Paul, this is a good question.

Shortly, if you use a false discovery rate (FDR), you get different tradeoffs between the #of false positives and the #of false negatives. A choice depends on whether you want to be conservative or whether you want to leave your options open. FDR is, probably, a better option if you have a crazy number of hypotheses to test. Or, if you use it to select features for a learning algorithm. You may not care about a particular feature (the algorithm can understand what is useful and what is not), but you care about the overall # of features (i.e., you want to reduce dimensionality, improve performance, alleviate overfitting, etc.)

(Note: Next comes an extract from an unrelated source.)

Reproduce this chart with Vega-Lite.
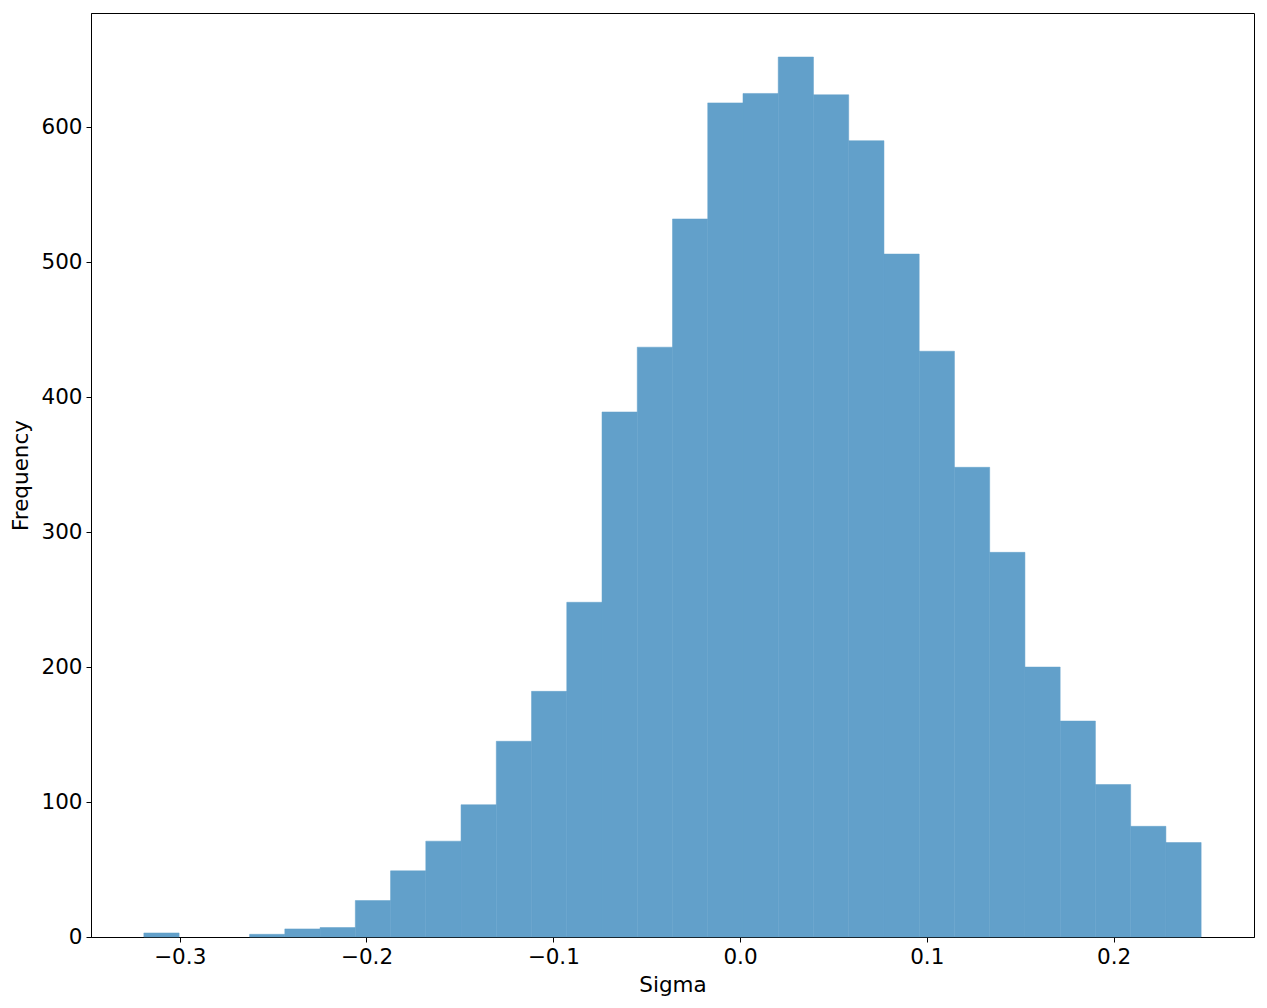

Yet, FDR is not exactly a free lunch. FDR has variants with somewhat different guarantees: According to the experience of my co-author Anna, a less assumption-heavy FDR ( Benjamini, Yoav; Yekutieli, Daniel (2001). "The control of the false discovery rate in multiple testing under dependency") *CAN BE* as conservative as Holm-Bonferroni. A less assumption heavy version does have higher rates of false positives, than, say, a Boneforroni correction (see e.g., Dudoit, Sandrine, Juliet Popper Shaffer, and Jennifer C. Boldrick. "Multiple hypothesis testing in microarray experiments." ).

PS: we do plan to test some of the FDR methods more carefully in the future.